VMware Workstation provides two features to help with this:  Guest Isolation and Shared Folders.  Hyper-V 3.0 offers a "text-only" clipboard, and only in one direction:  Host-into-Guest.  Not useful for my needs at all.


The "Shared Folders" feature is a feature in VMware Workstation that lets you connect a network location inside the virtual guest machine to a physical folder or share, either on the physical host (the computer running VMware Workstation), or a UNC share path on a remote server.  Hyper-V 3.0 does not offer this feature.

Mounting ISO Files

This term refers to controlling the use of the CD/DVD drive within a virtual guest computer by configuring it to open a .ISO file rather than connect to the physical CD/DVD drive on the physical host computer.  Both Hyper-V 3.0 and VMware Workstation (and the "free" VMware Player product) support mounting .ISO files to the virtual CD/DVD drive.

Conclusion

We've all heard the Microsoft gets things right by version 3.0, but not in this case.  Yes, it's "free", sort of, but does not kick VMware Workstation off the playground?  Maybe if you just like to play around in virtual machines, which it handles just fine.  But if you do serious work that requires any of the features I've discussed above, the answer is NO.  I simply cannot dump VMware Workstation right now, it does what I need, while Hyper-V 3.0 does not.  In fact, I may have to consider upgrading to VMware Workstation 9.

Am I giving up on Hyper-V 3.0?  No.  I will keep using it, because I want to gain familiarity with it and learn some new tricks (I'm not dead yet, after all).  I may follow-up on this as I learn new things along the way.

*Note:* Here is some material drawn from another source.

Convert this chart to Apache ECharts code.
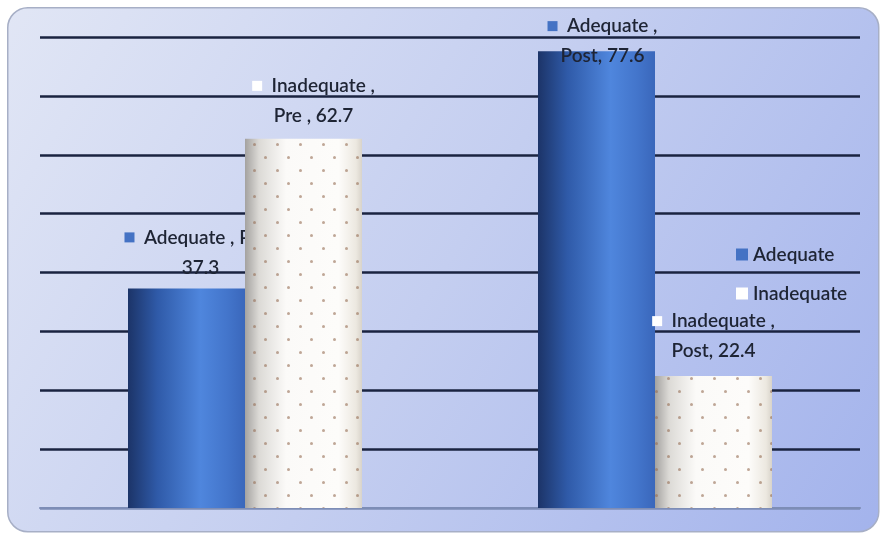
<!DOCTYPE html>
<html><head><meta charset="utf-8">
<script src="https://cdn.jsdelivr.net/npm/echarts@6/dist/echarts.min.js"></script>
<style>html,body{margin:0;padding:0;background:#fff}#c{width:883px;height:537px}</style>
</head><body><div id="c"></div>
<script>
const categories = ['Pre', 'Post'];
const seriesNames = ['Adequate', 'Inadequate'];
const adequateValues = [37.3, 77.6];
const inadequateValues = [62.7, 22.4];
const yTicks = [0, 10, 20, 30, 40, 50, 60, 70, 80];

const FONT = 'Lato';
const textColor = '#1e2434';

function labelText(sName, cat, v, mk) {
  // Excel-style "Series , Category , Value" with line break as in reference
  if (sName === 'Adequate' && cat === 'Pre') return '{' + mk + '|}{t|  ' + sName + ' , ' + cat + ' ,}\n{t|' + v + '}';
  if (cat === 'Pre') return '{' + mk + '|}{t|  ' + sName + ' ,}\n{t|' + cat + ' , ' + v + '}';
  return '{' + mk + '|}{t|  ' + sName + ' ,}\n{t|' + cat + ', ' + v + '}';
}

const richBase = {
  t: { fontFamily: FONT, fontSize: 19, fontWeight: 600, color: textColor, lineHeight: 30 },
  ma: { width: 10, height: 10, backgroundColor: '#4472c4' },
  mi: { width: 10, height: 10, backgroundColor: '#ffffff' }
};

const adequateOffsets = [[14, -6], [6, 20]];
const inadequateOffsets = [[10, -8], [0, -10]];

const adequateGrad = {
  type: 'linear', x: 0, y: 0, x2: 1, y2: 0,
  colorStops: [
    { offset: 0, color: '#1c3468' },
    { offset: 0.25, color: '#2f5aa8' },
    { offset: 0.62, color: '#4f86dd' },
    { offset: 0.85, color: '#4375cb' },
    { offset: 1, color: '#3a67bb' }
  ]
};
const inadequateGrad = {
  type: 'linear', x: 0, y: 0, x2: 1, y2: 0,
  colorStops: [
    { offset: 0, color: '#a4a2a0' },
    { offset: 0.12, color: '#dcdad6' },
    { offset: 0.35, color: '#fbfaf8' },
    { offset: 0.8, color: '#fdfcfa' },
    { offset: 0.95, color: '#ece8e0' },
    { offset: 1, color: '#d8d3ca' }
  ]
};

const chart = echarts.init(document.getElementById('c'), null, { renderer: 'canvas' });

const gridColors = yTicks.map((t, i) => i === 0 ? '#7d8db6' : '#1a2340');

chart.setOption({
  animation: false,
  backgroundColor: '#ffffff',
  graphic: [{
    type: 'rect', left: 7, top: 7, z: -10,
    shape: { width: 871, height: 524, r: 20 },
    style: {
      fill: { type: 'linear', x: 0, y: 0, x2: 1, y2: 1, colorStops: [
        { offset: 0, color: '#e1e6f5' }, { offset: 0.5, color: '#c4cef0' }, { offset: 1, color: '#a3b3ec' } ] },
      stroke: '#a7afc6', lineWidth: 1.5
    }
  }],
  grid: { left: 40, right: 23, top: 37, bottom: 29, containLabel: false },
  legend: {
    orient: 'vertical', left: 731, top: 240, itemGap: 20,
    itemWidth: 12, itemHeight: 12, icon: 'rect',
    textStyle: { fontFamily: FONT, fontSize: 19, fontWeight: 600, color: textColor },
    data: [
      { name: 'Adequate', itemStyle: { color: '#4472c4', decal: 'none' } },
      { name: 'Inadequate', itemStyle: { color: '#ffffff', decal: 'none' } }
    ]
  },
  xAxis: {
    type: 'category', data: categories,
    axisLine: { show: true, lineStyle: { color: '#7d8db6', width: 2 } },
    axisTick: { show: false }, axisLabel: { show: false }, splitLine: { show: false }
  },
  yAxis: {
    type: 'value', min: yTicks[0], max: yTicks[yTicks.length - 1], interval: 10,
    axisLine: { show: false }, axisTick: { show: false }, axisLabel: { show: false },
    splitLine: { show: true, lineStyle: { color: gridColors, width: 2.5 } }
  },
  series: [
    {
      name: seriesNames[0], type: 'bar', z: 2, barWidth: 117, barGap: '0%',
      itemStyle: { color: adequateGrad },
      data: adequateValues.map((v, i) => ({
        value: v,
        label: {
          show: true, position: 'top', distance: 0, offset: adequateOffsets[i],
          formatter: labelText(seriesNames[0], categories[i], v, 'ma'), rich: richBase
        }
      }))
    },
    {
      name: seriesNames[1], type: 'bar', z: 3, barWidth: 117, barGap: '0%',
      itemStyle: {
        color: inadequateGrad,
        decal: {
          symbol: 'circle', symbolSize: 1, color: 'rgba(150,110,85,0.6)',
          dashArrayX: [[2.5, 19.5], [0, 11, 2.5, 8.5]], dashArrayY: [2.5, 9.5]
        }
      },
      data: inadequateValues.map((v, i) => ({
        value: v,
        label: {
          show: true, position: 'top', distance: 0, offset: inadequateOffsets[i],
          formatter: labelText(seriesNames[1], categories[i], v, 'mi'), rich: richBase
        }
      }))
    }
  ]
});
</script></body></html>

What would change my mind?  If Hyper-V 3.x (or 4.x) were to provide the following features I would probably switch over:
  • Drag-and-Drop clipboard between host and guest
  • Shared Folders
  • Multiple Snapshots
  • A GUI snapshot manager
Until that happens however, I will continue to play around with Hyper-V but I can't rely on it for getting my daily work done on time.